I’ve seen the tracks across the hardpan desert floor and saw more again this evening in my trip through the dusk back to the RV. The paw marks of this beast are huge. At one point the tracks showed the creature had run after something, probably one of the jackrabbits that bound through the cactus and sagebrush.

While walking to and from the town, I’ve seen a surprisingly large amount of jackrabbits, a few smaller longer eared types of bunny (this evening at dusk), a doe (the night before last actually) and something yellow, small and faster than a speeding bullet (the same night).

Getting a late start back to my temporary home, I walked the long way along the road rather than taking my “shortcut” across the desert.
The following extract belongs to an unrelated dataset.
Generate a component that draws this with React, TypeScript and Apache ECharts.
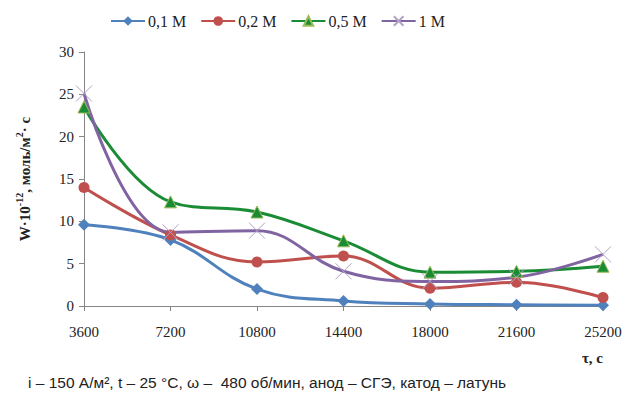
import React, { useEffect, useRef } from "react";
import * as echarts from "echarts";

const times = [3600, 7200, 10800, 14400, 18000, 21600, 25200];
const s01 = [9.6, 7.8, 2.0, 0.6, 0.25, 0.15, 0.1];
const s02 = [14.0, 8.4, 5.2, 5.9, 2.1, 2.8, 1.0];
const s05 = [23.5, 12.3, 11.1, 7.7, 4.0, 4.1, 4.7];
const s1 = [25.1, 8.7, 8.9, 4.1, 2.9, 3.4, 6.1];
const names = ["0,1 M", "0,2 M", "0,5 M", "1 M"];

const serif = "Liberation Serif";
const sans = "Liberation Sans";

export default function App() {
  const ref = useRef<HTMLDivElement>(null);
  useEffect(() => {
    if (!ref.current) return;
    const chart = echarts.init(ref.current, null, { renderer: "svg" });
    const pair = (arr: number[]) => times.map((t, i) => [t, arr[i]]);
    const mk = (name: string, data: number[], color: string, symbol: string, size: number, symColor?: string, symBorder?: string) => ({
      name,
      type: "line",
      data: pair(data),
      smooth: 0.4,
      symbol,
      symbolSize: size,
      lineStyle: { color, width: 3 },
      itemStyle: { color: symColor || color, borderColor: symBorder || symColor || color, borderWidth: symBorder ? 1 : 0 },
      z: 2,
    });
    chart.setOption({
      animation: false,
      backgroundColor: "#fff",
      legend: {
        top: 8,
        left: 105,
        itemWidth: 34,
        itemHeight: 12,
        itemGap: 14,
        textStyle: { fontFamily: serif, fontSize: 16, color: "#222", padding: [0, 0, 0, -2] },
        data: names,
      },
      grid: { left: 84, right: 26, top: 52, bottom: 90 },
      xAxis: {
        type: "value",
        min: 3600,
        max: 25200,
        interval: 3600,
        splitLine: { show: false },
        axisLine: { lineStyle: { color: "#868686" } },
        axisTick: { show: true, length: 5, lineStyle: { color: "#868686" } },
        axisLabel: { fontFamily: serif, fontSize: 15, color: "#222", margin: 18, formatter: (v: number) => String(v) },
        name: "τ, с",
        nameLocation: "end",
        nameGap: 0,
        nameTextStyle: { fontFamily: serif, fontSize: 15, fontWeight: "bold", color: "#222", align: "right", verticalAlign: "top", padding: [44, 0, 0, 0] },
      },
      yAxis: {
        type: "value",
        min: 0,
        max: 30,
        interval: 5,
        splitLine: { show: false },
        axisLine: { show: true, lineStyle: { color: "#868686" } },
        axisTick: { show: true, length: 5, lineStyle: { color: "#868686" } },
        axisLabel: { fontFamily: serif, fontSize: 15, color: "#222", margin: 10 },
        name: "{b|W·10}{s|-12}{b|, моль/м}{s|2}{b|· с}",
        nameLocation: "middle",
        nameRotate: 90,
        nameGap: 52,
        nameTextStyle: {
          rich: {
            b: { fontFamily: serif, fontSize: 15, fontWeight: "bold", color: "#222", verticalAlign: "bottom", lineHeight: 18 },
            s: { fontFamily: serif, fontSize: 10, fontWeight: "bold", color: "#222", verticalAlign: "top", lineHeight: 18 },
          },
        },
      },
      series: [
        mk(names[0], s01, "#4F81BD", "diamond", 12),
        mk(names[1], s02, "#C0504D", "circle", 11),
        mk(names[2], s05, "#1A8C35", "triangle", 12, "#1A8C35", "#9BBB59"),
        mk(names[3], s1, "#8064A2", "path://M0,0 L10,10 M10,0 L0,10", 16, "#B3A2C7", "#B3A2C7"),
      ],
      graphic: [
        {
          type: "text",
          left: 28,
          top: 374,
          style: {
            text: "i – 150 А/м², t – 25 °С, ω –  480 об/мин, анод – СГЭ, катод – латунь",
            fontFamily: sans,
            fontSize: 15.5,
            fill: "#222",
          },
        },
      ],
    });
    return () => chart.dispose();
  }, []);
  return <div ref={ref} style={{ width: 629, height: 396, position: "absolute", left: 0, top: 0 }} />;
}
Remembering those mountain lion tracks made me err to the side of caution. About a quarter mile from the turn-off to the small community where the RV is located, a small deer came right up to the opposite side of the road from where I was walking.

The distance between the creature and myself could have been no more than 15 to 20 feet as it started to cross to my side of the desert. I lit her up with my small shotgun shell LED torch and seconds later a car came up and stopped. All three participants in this little tableau froze.

After a frozen second or two, the deer turned and disappeared into the darkness and the car reversed a little; looking for the animal presumably and then both the vehicle and I moved on. The doe was nowhere to be seen so she obviously changed her mind about crossing the suddenly crowded road.

Desert Road

No other living wild thing was seen until reaching the desert community where I am currently staying. Three streets away from “home,” I saw a streak of yellow shoot across the road with a burst of speed that would have turned Speedy Gonzalez green with envy.

Despite this lightening-like dash into the desert, the small creature was slow enough that a few details stood out. Its color, for one thing, and that it was covered in fur another. It had a small head so the first thing I thought was, “Weasel?”

This was immediately followed by, “What the hell does a weasel look like?” I honestly could not remember. For all I knew, that could have been a baby coyote or some other small creature. It seemed to be around 18 to 20 inches long…maybe. One thing for certain, at night all creatures look bigger, in the desert, in the dark.

Nearing the RV while pondering the recent animals sighted around the local area I thought of how tickled I’d been in England when I spied a hedgehog (my favorite small wild creature) or a wild fox. When driving for the East Anglian Times back in the 1990s there were a huge group of foxes that ran around Colchester Park on the Essex paper run. Sadly there were always a few dead ones on the side of the road, the price paid by the group for getting too close to civilization.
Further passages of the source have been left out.